To do: Return nothing but the lines from the one with "What TikZ code" through the one with "(6.5,7.5) -- (954,7.5);" in the data below, word for word and without pictures.

#### Given records

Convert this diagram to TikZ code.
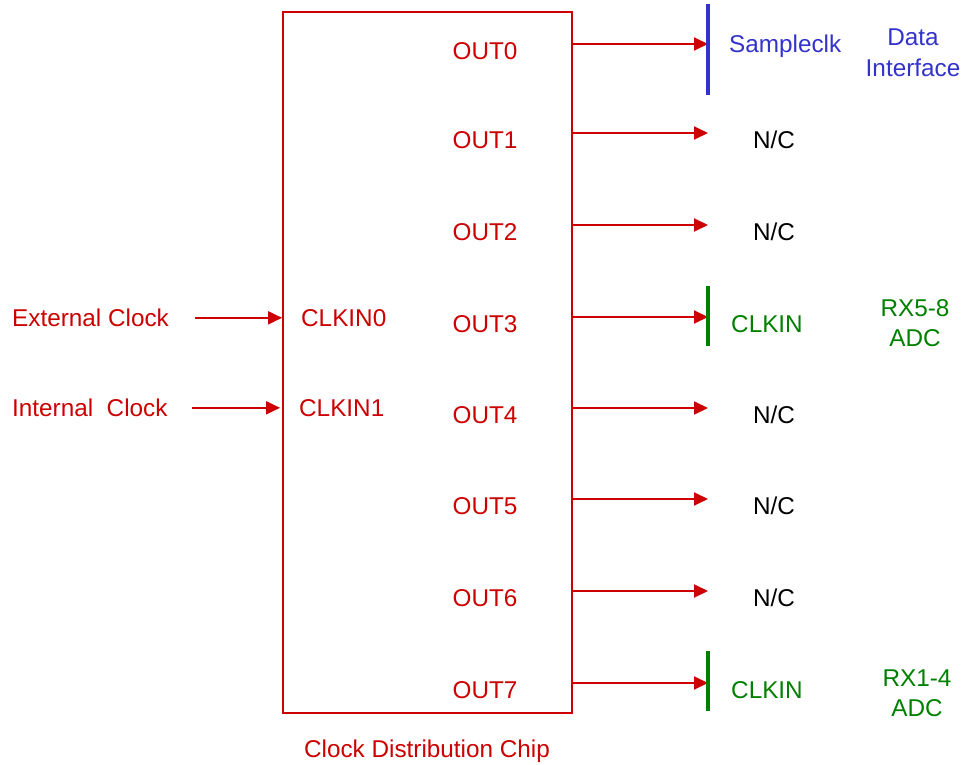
\documentclass[tikz,border=0pt]{standalone}
\usepackage{fontspec}
\setmainfont{Liberation Sans}
\usetikzlibrary{arrows.meta}
\definecolor{rouge}{RGB}{204,0,0}
\definecolor{bleu}{RGB}{51,51,204}
\definecolor{vert}{RGB}{0,128,0}

\begin{document}
\begin{tikzpicture}[x=1pt,y=-1pt]
\tikzstyle{lien}=[-{Triangle[length=14pt,width=13pt]},line width=1.9pt,draw=rouge]
\tikzstyle{barre}=[line width=3.2pt]
\tikzset{texte/.style={text=#1,font=\fontsize{24.3}{30}\selectfont,inner sep=0pt},
texte/.default={rouge}}
\useasboundingbox (0,0) rectangle (966,765);

\node[draw=rouge,line width=1.9pt,minimum width=289pt,minimum height=701pt,inner sep=0pt] (chip) at (427.5,362.5) {};
\node[texte,anchor=base] (nom) at (427,757.5) {Clock Distribution Chip};

% entrees
\node[texte,anchor=base west] (ext) at (12,326.5) {External Clock};
\node[texte,anchor=base west] (int) at (12,416.5) {Internal\ \ Clock};
\node[texte,anchor=base west] (clk0) at (301,326.5) {CLKIN0};
\node[texte,anchor=base west] (clk1) at (299,416.5) {CLKIN1};
\draw[lien] ([xshift=26pt]ext.east) -- (ext.east -| chip.west);
\draw[lien] ([xshift=24pt]int.east) -- ([xshift=-2pt]int.east -| chip.west);

% sorties
\foreach \i/\y in {0/44,1/133,2/225,3/317,4/408,5/499,6/591,7/683}{
\coordinate (c\i) at (708,\y);
\node[texte,anchor=base] (out\i) at (485,\y+15.5) {OUT\i};
\draw[lien] (chip.east |- c\i) -- (c\i);
}

% Data Interface
\draw[barre,draw=bleu] (708,4) -- (708,95);
\node[texte=bleu,anchor=base west] (samp) at (729,53) {Sampleclk};
\node[texte=bleu,align=center] (data) at (913,52.5) {Data\\[1pt]Interface};

% ADC
\draw[barre,draw=vert] (708,286) -- (708,346);
\draw[barre,draw=vert] (708,651) -- (708,711);
\node[texte=vert,anchor=base west] (clkA) at (731,332.5) {CLKIN};
\node[texte=vert,anchor=base west] (clkB) at (731,698.5) {CLKIN};
\node[texte=vert,align=center] (rx58) at (915,323) {RX5-8\\ADC};
\node[texte=vert,align=center] (rx14) at (917,693) {RX1-4\\ADC};

% non connectees
\foreach \y in {133,225,408,499,591}{
\node[texte=black,anchor=base] at (774,\y+15.5) {N/C};
}

\end{tikzpicture}
\end{document}
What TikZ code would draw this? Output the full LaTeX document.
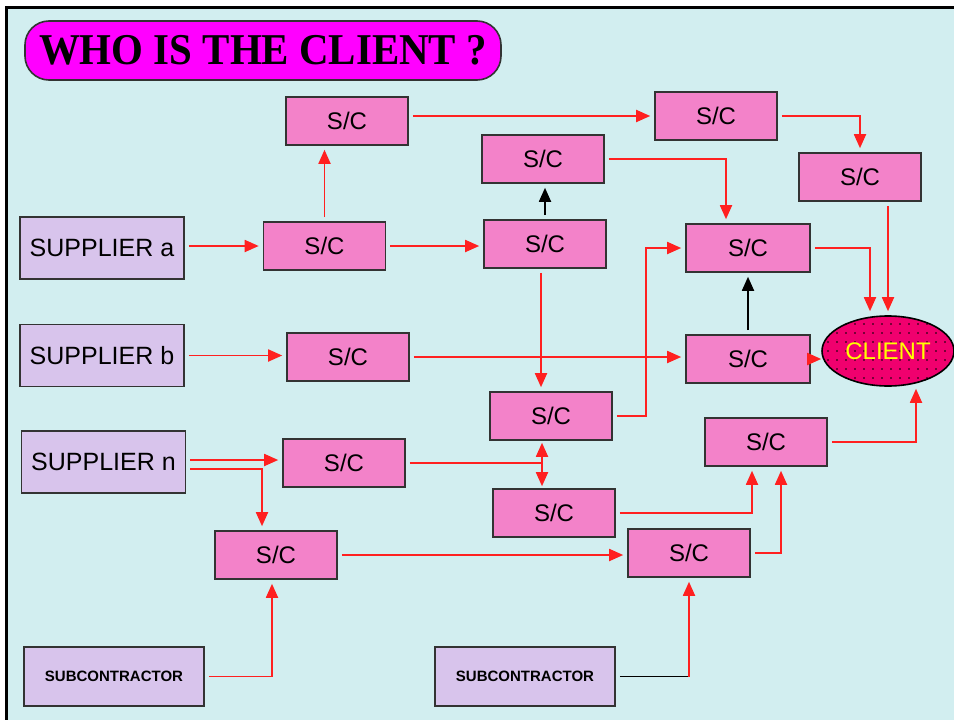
\documentclass[tikz,border=0pt]{standalone}
\usepackage{fontspec}
\setmainfont{Liberation Sans}
\newfontfamily\titlefont{Liberation Serif}
\usetikzlibrary{arrows.meta,patterns.meta,shapes.geometric}
\definecolor{bgc}{HTML}{D2EEF0}
\definecolor{lav}{HTML}{D8C4EC}
\definecolor{scpink}{HTML}{F382C9}
\definecolor{clientc}{HTML}{F0006E}
\definecolor{titlec}{HTML}{FF00FF}
\definecolor{arrred}{HTML}{FF2020}
\definecolor{bordc}{HTML}{333333}
\definecolor{clienttext}{HTML}{FFFF00}
\tikzset{
  boxbase/.style={draw=bordc, line width=1.6pt, inner sep=0pt},
  scbox/.style={boxbase, fill=scpink, minimum width=122pt, minimum height=48pt,
    font=\fontsize{24}{27}\selectfont},
  supbox/.style={boxbase, fill=lav, minimum width=164pt, minimum height=62pt,
    font=\fontsize{25}{29}\selectfont},
  subbox/.style={boxbase, fill=lav, minimum width=180pt, minimum height=59pt,
    font=\bfseries\fontsize{15}{18}\selectfont},
  tipr/.tip={Triangle[length=14pt,width=12pt]},
  arr/.style={draw=arrred, line width=1.8pt, -tipr, shorten >=4pt, shorten <=4pt},
  arrblk/.style={draw=black, line width=1.8pt, -tipr, shorten >=4pt, shorten <=4pt},
  arrboth/.style={draw=arrred, line width=1.8pt, tipr-tipr, shorten >=2pt, shorten <=2pt},
  ln/.style={draw=arrred, line width=1.8pt, shorten <=4pt},
  lnblk/.style={draw=black, line width=1.8pt, shorten <=4pt},
}
\begin{document}
\begin{tikzpicture}[x=1pt,y=-1pt]
\useasboundingbox (0,0) rectangle (954,720);
\fill[white] (0,0) rectangle (954,720);
\fill[bgc] (6.5,7.5) rectangle (954,720);
\draw[line width=3pt] (6.5,720) -- (6.5,7.5) -- (954,7.5);

% title
\node[draw=bordc, line width=1.6pt, fill=titlec, rounded corners=24pt,
  minimum width=476pt, minimum height=59pt, inner sep=0pt,
  font=\titlefont\bfseries\fontsize{44}{50}\selectfont] (title) at (263,50.5)
  {\scalebox{0.93}[1]{WHO IS THE CLIENT ?}};

% suppliers
\node[supbox] (supA) at (102,248) {SUPPLIER a};
\node[supbox] (supB) at (102,355.5) {SUPPLIER b};
\node[supbox] (supN) at (103.5,462) {SUPPLIER n};

% S/C boxes
\node[scbox] (scTop) at (347,121) {S/C};
\node[scbox] (scA1) at (324.5,246) {S/C};
\node[scbox] (scMidTop) at (543,159) {S/C};
\node[scbox] (scMid) at (545,244) {S/C};
\node[scbox] (scTR) at (716,116) {S/C};
\node[scbox] (scR) at (860,177) {S/C};
\node[scbox, minimum width=124pt] (scU) at (748,248) {S/C};
\node[scbox] (scB) at (348,357) {S/C};
\node[scbox, minimum width=124pt] (scBR) at (748,359) {S/C};
\node[scbox] (scM) at (551,416) {S/C};
\node[scbox] (scN) at (344,463) {S/C};
\node[scbox] (scF) at (554,513) {S/C};
\node[scbox] (scE) at (766,442) {S/C};
\node[scbox] (scC) at (276,555) {S/C};
\node[scbox] (scD) at (689,553) {S/C};

% subcontractors
\node[subbox] (sub1) at (114,676.5) {SUBCONTRACTOR};
\node[subbox] (sub2) at (525,676.5) {SUBCONTRACTOR};

% client
\node[ellipse, draw=black, line width=1.6pt, fill=clientc,
  postaction={pattern={Dots[distance=9pt,radius=0.9pt]}, pattern color=black},
  minimum width=132pt, minimum height=70pt, inner sep=0pt,
  text=clienttext, font=\fontsize{24}{28}\selectfont] (client) at (888,351) {CLIENT};

% connectors
\draw[arr] (scA1.west -| supA.east) -- (scA1.west);
\draw[arr] (scA1.north) -- (scA1.north |- scTop.south);
\draw[arr] (scA1.east) -- (scA1.east -| scMid.west);
\draw[arr] (scTR.west -| scTop.east) -- (scTR.west);
\draw[arr] (scTR.east) -| (scR.north);
\draw[arr] (scMidTop.east) -| ([xshift=-22pt]scU.north);
\draw[arrblk] (scMid.north) -- (scMid.north |- scMidTop.south);
\coordinate (j2) at ([xshift=-4pt]scMid.south);
\draw[arr] (j2) -- (j2 |- scM.north);
\draw[arr] (supB.east) -- (supB.east -| scB.west);
\draw[arr] (scB.east) -- (scB.east -| scBR.west);
\draw[arr, shorten <=0pt, shorten >=0pt] (scBR.east) -- (scBR.east -| client.west);
\draw[arrblk] (scBR.north) -- (scU.south);
\draw[arr] (scU.east) -| ([xshift=-18pt]client.north);
\draw[arr] (client.north |- scR.south) -- (client.north);
\coordinate (p) at ([xshift=-39pt]scU.west);
\draw[arr] (scM.east) -| (p) -- (scU.west);
\draw[arr] ([yshift=2pt]supN.east) -- ([yshift=2pt]supN.east -| scN.west);
\draw[arr] ([yshift=-7pt]supN.east) -| ([xshift=-14pt]scC.north);
\coordinate (jx) at ([xshift=-9pt]scM.south);
\draw[arrboth] (jx) -- (jx |- scF.north);
\draw[ln] (scN.east) -- (scN.east -| jx);
\draw[arr] (scF.east) -| ([xshift=-14pt]scE.south);
\draw[arr] (scD.east) -| ([xshift=15pt]scE.south);
\draw[arr, shorten >=2pt] (scE.east) -| ([xshift=28pt]client.south);
\draw[arr] (scC.east) -- (scC.east -| scD.west);
\draw[arr] (sub1.east) -| ([xshift=-4pt]scC.south);
\coordinate (q) at (sub2.east -| scD.south);
\draw[lnblk] (sub2.east) -- (q);
\draw[arr, shorten <=0pt] (q) -- (scD.south);
\end{tikzpicture}
\end{document}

########

Result for this task:
What TikZ code would draw this? Output the full LaTeX document.
\documentclass[tikz,border=0pt]{standalone}
\usepackage{fontspec}
\setmainfont{Liberation Sans}
\newfontfamily\titlefont{Liberation Serif}
\usetikzlibrary{arrows.meta,patterns.meta,shapes.geometric}
\definecolor{bgc}{HTML}{D2EEF0}
\definecolor{lav}{HTML}{D8C4EC}
\definecolor{scpink}{HTML}{F382C9}
\definecolor{clientc}{HTML}{F0006E}
\definecolor{titlec}{HTML}{FF00FF}
\definecolor{arrred}{HTML}{FF2020}
\definecolor{bordc}{HTML}{333333}
\definecolor{clienttext}{HTML}{FFFF00}
\tikzset{
  boxbase/.style={draw=bordc, line width=1.6pt, inner sep=0pt},
  scbox/.style={boxbase, fill=scpink, minimum width=122pt, minimum height=48pt,
    font=\fontsize{24}{27}\selectfont},
  supbox/.style={boxbase, fill=lav, minimum width=164pt, minimum height=62pt,
    font=\fontsize{25}{29}\selectfont},
  subbox/.style={boxbase, fill=lav, minimum width=180pt, minimum height=59pt,
    font=\bfseries\fontsize{15}{18}\selectfont},
  tipr/.tip={Triangle[length=14pt,width=12pt]},
  arr/.style={draw=arrred, line width=1.8pt, -tipr, shorten >=4pt, shorten <=4pt},
  arrblk/.style={draw=black, line width=1.8pt, -tipr, shorten >=4pt, shorten <=4pt},
  arrboth/.style={draw=arrred, line width=1.8pt, tipr-tipr, shorten >=2pt, shorten <=2pt},
  ln/.style={draw=arrred, line width=1.8pt, shorten <=4pt},
  lnblk/.style={draw=black, line width=1.8pt, shorten <=4pt},
}
\begin{document}
\begin{tikzpicture}[x=1pt,y=-1pt]
\useasboundingbox (0,0) rectangle (954,720);
\fill[white] (0,0) rectangle (954,720);
\fill[bgc] (6.5,7.5) rectangle (954,720);
\draw[line width=3pt] (6.5,720) -- (6.5,7.5) -- (954,7.5);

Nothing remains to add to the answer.